Короткие рассказы дают не менее обильную пищу для ума и души. «Троицын день» - печальная история жены священника, которая так и смогла смириться со смертью ребенка, поэтому находила сомнительное утешение в путешествиях по России, тогда как спасения надо было искать в вере — и только в ней. «Сладость ангелов» помогает нам лучше понять, что же все-таки имел в виду Христос, говоря о «Хлебе небесном». «Бабушкин день» - изящная виньетка в духе другого недооцененного писателя Серебряного века Бориса Садовского.

Венчает том «Сказание о невидимом Граде Китеже», в котором сильны лесковские традиции. Мифологему затонувшего города как символа России писатель разрабатывал всю жизнь и недаром участь его собственных произведений можно описать при помощи этих же понятий.

Дурылин Сергей Николаевич (род. 1886, Москва — ум. 1954, пос. Болшево, Московская обл.) — священник Русской Православной Церкви, писатель, искусствовед, этнограф.

Гимназист С. Дурылин входил во взрослую жизнь в период обострения революционного брожения в обществе, он пошел в народ, испытал влияние толстовства, писал для журнала «Свободное воспитание» и сочинял стихи. В возрасте 20 лет его истинная, созерцательная натура взяла верх, и С. Дурылин отправился в свою первую этнографическую экспедицию на Север. Он заканчивает Археологический институт и участвует в новой экспедиции на Север, до самой Норвегии.

С. Дурылин публикует свои исследования по иконографии и первые очерки о религиозных истоках творчества М. Лермонтова, Н. Гоголя, В. Гаршина, Н. Лескова. Он входит в круг тогдашних религиозных философов: В. Соловьева, С. Булгакова, В. Розанова, продвигает концепцию «Невидимого града Китежа».

В 1913 году едет в и становится духовным сыном преп. Анатолия (Потапова). Он приветствует восстановление Патриаршества в России, участвует в разработке новых концепций духовного образования, св. прав. Алексей (Мечев) разрешает его сомнения в выборе жизненного пути и в 1920 году С. Дурылин становится священником. Уже в 1922 году он был арестован и сослан в Челябинск, позднее пережил повторный арест и новую ссылку. В эти годы он встретил на своем пути множество исповедников и новомучеников нашей Церкви, стал другом семьи замечательного художника М. Нестерова (биографию которого он впоследствии написал), и именно от них достоверно известно, что, хотя о. Сергей не выходил на открытое служение Церкви, он совершал тайные богослужения и венчал уже в 1940-е годы младшую дочь М. Нестерова. В 1936 году о. Сергей поселяется вместе со своей верной спутницей в годы ссылок, знавшей его еще по Маросейской общине, И. Комиссаровой, в Болшево, где теперь находится музей его имени. В послевоенные годы стал признанным искусствоведом, профессором истории русского и советского театра.
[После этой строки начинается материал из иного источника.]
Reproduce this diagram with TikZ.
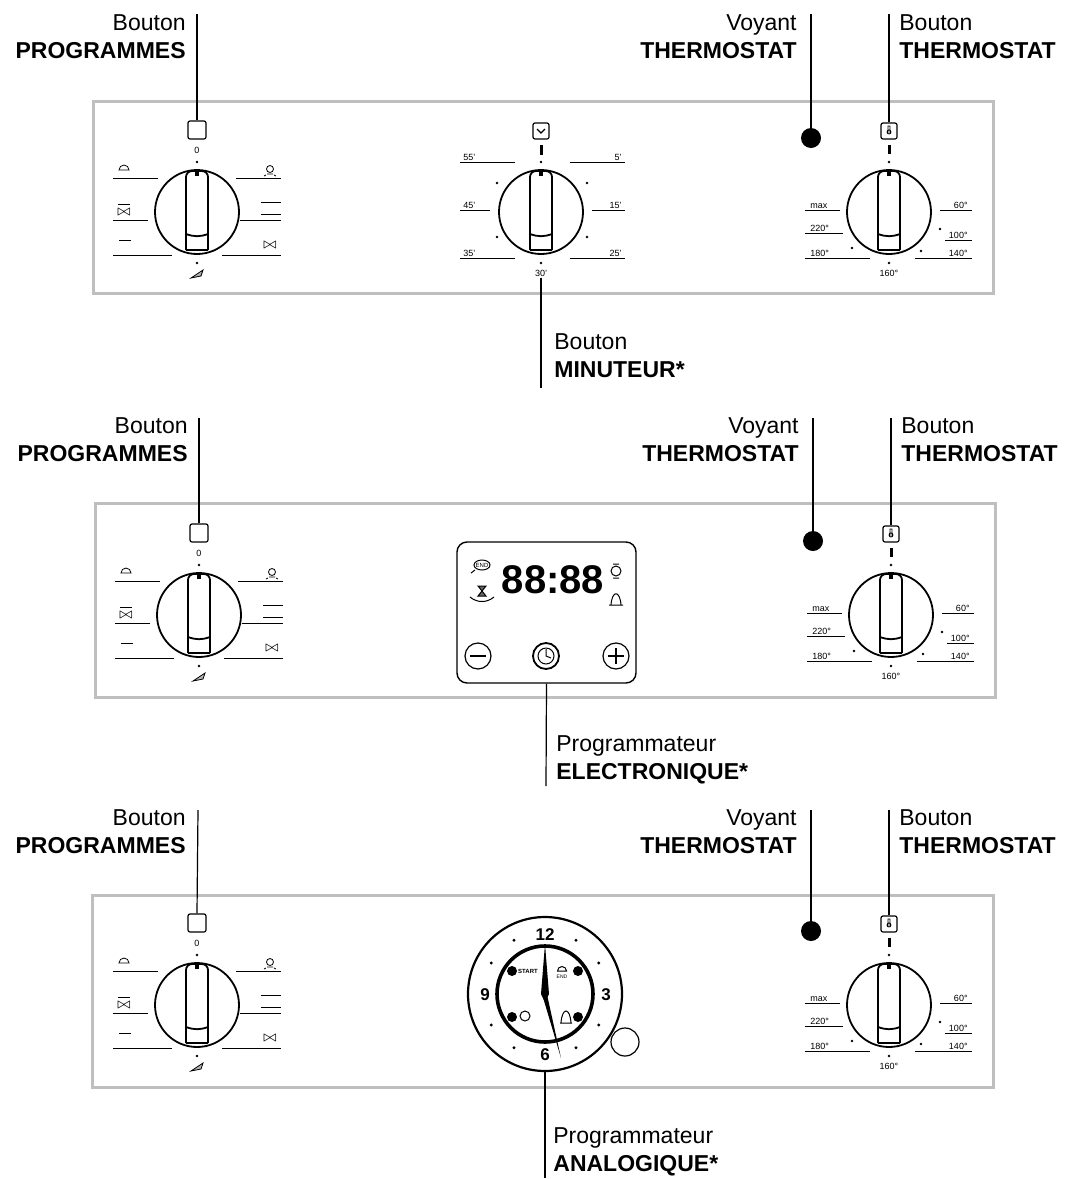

Его литературное наследие постепенно возвращается современному читателю, в серии ЖЗЛ вышла книга В. Тороповой «Сергей Дурылин. Самостояние». Изданы его воспоминания «В своем углу», где он, зарисовкой, нюансами, взглядом воспроизводит хронику собственных духовных исканий рубежа веков, дает слово представителям Серебряного века, которых лично знал. Книга «В родном углу. Как жила и чем дышала старая Москва» рассчитана на самый широкий круг читателей, ее лирический настрой, богатый язык, глубина размышлений очевидца описываемых событий неизменно трогает каждого, взявшего в руки эту замечательную книгу. Сборник «Тихие яблони. Забытая русская проза» — блестящий образец русской классики, которая всегда современна.